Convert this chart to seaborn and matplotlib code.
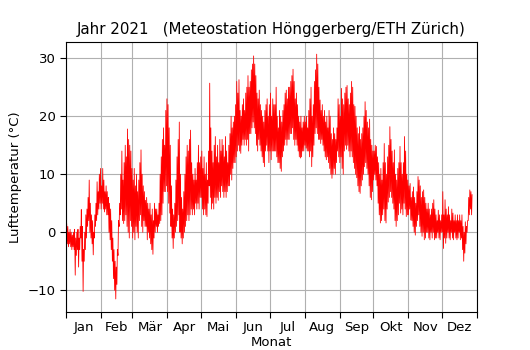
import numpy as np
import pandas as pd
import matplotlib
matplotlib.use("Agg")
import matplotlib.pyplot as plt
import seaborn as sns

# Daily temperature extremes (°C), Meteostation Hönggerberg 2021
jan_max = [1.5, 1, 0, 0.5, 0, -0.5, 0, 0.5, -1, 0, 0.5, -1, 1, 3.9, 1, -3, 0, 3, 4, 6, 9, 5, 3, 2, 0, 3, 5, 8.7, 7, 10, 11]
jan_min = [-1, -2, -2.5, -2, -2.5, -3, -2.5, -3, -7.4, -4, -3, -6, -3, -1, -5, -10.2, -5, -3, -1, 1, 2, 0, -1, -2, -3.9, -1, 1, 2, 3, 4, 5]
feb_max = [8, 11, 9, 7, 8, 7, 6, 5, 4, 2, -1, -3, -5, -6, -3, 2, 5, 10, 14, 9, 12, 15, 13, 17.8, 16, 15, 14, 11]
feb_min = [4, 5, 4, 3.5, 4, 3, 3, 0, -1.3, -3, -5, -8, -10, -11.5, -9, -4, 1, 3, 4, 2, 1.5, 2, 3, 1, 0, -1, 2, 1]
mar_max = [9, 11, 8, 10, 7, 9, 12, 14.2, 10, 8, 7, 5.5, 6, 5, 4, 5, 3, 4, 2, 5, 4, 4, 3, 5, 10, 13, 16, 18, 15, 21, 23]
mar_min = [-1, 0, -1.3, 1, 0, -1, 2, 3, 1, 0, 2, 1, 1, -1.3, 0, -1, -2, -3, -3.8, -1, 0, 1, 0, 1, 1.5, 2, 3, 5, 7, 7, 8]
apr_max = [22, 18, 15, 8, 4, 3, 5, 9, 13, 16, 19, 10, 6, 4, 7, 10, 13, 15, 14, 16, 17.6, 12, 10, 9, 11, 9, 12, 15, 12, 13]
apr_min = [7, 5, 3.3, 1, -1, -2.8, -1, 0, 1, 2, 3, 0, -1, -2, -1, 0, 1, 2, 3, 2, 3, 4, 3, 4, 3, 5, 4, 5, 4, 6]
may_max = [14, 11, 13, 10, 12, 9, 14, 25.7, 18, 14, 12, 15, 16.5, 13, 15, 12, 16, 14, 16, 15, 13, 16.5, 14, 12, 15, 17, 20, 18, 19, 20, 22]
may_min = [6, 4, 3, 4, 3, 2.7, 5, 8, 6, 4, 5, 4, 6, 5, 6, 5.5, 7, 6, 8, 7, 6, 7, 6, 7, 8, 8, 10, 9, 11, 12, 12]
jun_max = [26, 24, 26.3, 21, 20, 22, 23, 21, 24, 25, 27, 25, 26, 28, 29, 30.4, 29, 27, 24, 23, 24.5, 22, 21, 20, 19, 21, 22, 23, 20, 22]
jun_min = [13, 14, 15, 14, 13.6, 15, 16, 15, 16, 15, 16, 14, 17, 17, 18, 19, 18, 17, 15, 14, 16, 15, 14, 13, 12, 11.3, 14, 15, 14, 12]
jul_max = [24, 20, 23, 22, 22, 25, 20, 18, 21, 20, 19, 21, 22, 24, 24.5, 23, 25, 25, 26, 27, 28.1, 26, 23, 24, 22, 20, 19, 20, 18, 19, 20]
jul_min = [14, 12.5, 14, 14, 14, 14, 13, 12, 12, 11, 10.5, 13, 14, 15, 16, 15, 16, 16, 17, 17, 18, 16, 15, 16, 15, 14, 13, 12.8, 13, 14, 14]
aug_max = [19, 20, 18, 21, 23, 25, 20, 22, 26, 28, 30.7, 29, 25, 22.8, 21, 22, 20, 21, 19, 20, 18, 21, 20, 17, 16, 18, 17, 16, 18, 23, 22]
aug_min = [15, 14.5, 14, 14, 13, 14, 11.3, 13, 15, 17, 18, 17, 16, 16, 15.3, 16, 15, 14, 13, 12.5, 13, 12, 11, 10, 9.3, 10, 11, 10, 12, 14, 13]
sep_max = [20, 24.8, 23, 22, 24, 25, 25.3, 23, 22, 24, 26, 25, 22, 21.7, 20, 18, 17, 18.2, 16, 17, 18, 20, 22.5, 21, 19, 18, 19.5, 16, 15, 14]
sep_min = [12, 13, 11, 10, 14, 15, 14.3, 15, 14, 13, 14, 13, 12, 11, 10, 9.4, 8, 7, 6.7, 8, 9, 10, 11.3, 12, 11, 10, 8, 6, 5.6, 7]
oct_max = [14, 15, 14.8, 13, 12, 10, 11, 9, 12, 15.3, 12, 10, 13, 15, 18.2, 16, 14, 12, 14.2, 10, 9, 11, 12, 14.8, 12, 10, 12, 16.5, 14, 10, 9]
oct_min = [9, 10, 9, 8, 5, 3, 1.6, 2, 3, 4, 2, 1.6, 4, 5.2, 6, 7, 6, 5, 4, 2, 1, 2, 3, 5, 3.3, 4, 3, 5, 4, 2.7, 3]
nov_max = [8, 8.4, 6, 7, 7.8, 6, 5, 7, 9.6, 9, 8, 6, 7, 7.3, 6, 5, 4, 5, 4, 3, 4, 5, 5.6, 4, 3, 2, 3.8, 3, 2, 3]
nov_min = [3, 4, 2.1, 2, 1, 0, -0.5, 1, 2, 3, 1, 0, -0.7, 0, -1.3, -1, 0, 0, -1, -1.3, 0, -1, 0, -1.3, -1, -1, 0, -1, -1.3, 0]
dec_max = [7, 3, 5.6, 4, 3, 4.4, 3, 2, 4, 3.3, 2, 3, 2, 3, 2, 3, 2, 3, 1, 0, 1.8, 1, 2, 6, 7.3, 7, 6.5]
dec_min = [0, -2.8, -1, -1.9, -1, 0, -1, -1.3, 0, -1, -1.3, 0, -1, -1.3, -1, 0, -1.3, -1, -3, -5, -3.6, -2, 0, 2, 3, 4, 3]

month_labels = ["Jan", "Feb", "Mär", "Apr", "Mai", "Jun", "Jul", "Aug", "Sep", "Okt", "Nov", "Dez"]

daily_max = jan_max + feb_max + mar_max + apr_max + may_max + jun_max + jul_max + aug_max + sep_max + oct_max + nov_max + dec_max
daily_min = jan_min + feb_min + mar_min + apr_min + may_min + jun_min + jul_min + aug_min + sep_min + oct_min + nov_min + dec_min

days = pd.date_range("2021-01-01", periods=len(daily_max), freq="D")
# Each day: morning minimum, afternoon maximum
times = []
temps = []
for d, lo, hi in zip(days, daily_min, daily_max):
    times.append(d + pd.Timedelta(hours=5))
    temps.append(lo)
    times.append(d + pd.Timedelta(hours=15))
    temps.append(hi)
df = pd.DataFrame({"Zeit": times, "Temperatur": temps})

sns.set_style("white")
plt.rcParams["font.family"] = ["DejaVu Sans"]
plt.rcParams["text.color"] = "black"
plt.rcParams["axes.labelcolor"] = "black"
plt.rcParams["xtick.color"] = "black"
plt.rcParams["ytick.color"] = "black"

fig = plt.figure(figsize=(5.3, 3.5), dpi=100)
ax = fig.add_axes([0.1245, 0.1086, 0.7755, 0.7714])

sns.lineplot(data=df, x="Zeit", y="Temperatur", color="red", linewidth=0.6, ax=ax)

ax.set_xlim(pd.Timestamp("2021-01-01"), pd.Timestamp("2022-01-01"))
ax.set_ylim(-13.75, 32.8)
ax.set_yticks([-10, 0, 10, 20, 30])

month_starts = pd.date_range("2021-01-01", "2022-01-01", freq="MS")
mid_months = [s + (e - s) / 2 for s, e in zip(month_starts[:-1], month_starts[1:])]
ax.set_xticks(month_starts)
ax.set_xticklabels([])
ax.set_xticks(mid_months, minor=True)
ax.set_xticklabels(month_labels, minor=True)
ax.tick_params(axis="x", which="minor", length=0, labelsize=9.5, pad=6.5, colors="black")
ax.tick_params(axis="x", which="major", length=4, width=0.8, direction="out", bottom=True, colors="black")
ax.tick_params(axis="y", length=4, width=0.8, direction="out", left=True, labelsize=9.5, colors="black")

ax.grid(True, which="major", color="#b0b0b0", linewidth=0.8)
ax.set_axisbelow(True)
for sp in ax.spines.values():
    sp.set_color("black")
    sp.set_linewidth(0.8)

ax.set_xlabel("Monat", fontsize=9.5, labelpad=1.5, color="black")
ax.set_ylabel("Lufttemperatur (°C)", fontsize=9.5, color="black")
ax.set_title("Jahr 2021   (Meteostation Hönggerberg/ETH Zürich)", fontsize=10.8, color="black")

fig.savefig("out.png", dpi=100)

Exercise instructions – Repeat the listing above from its first line through the line that contains "import seaborn as sns", both included, and nothing more. Drop the pictures.

Answer to the exercise –
Convert this chart to seaborn and matplotlib code.
import numpy as np
import pandas as pd
import matplotlib
matplotlib.use("Agg")
import matplotlib.pyplot as plt
import seaborn as sns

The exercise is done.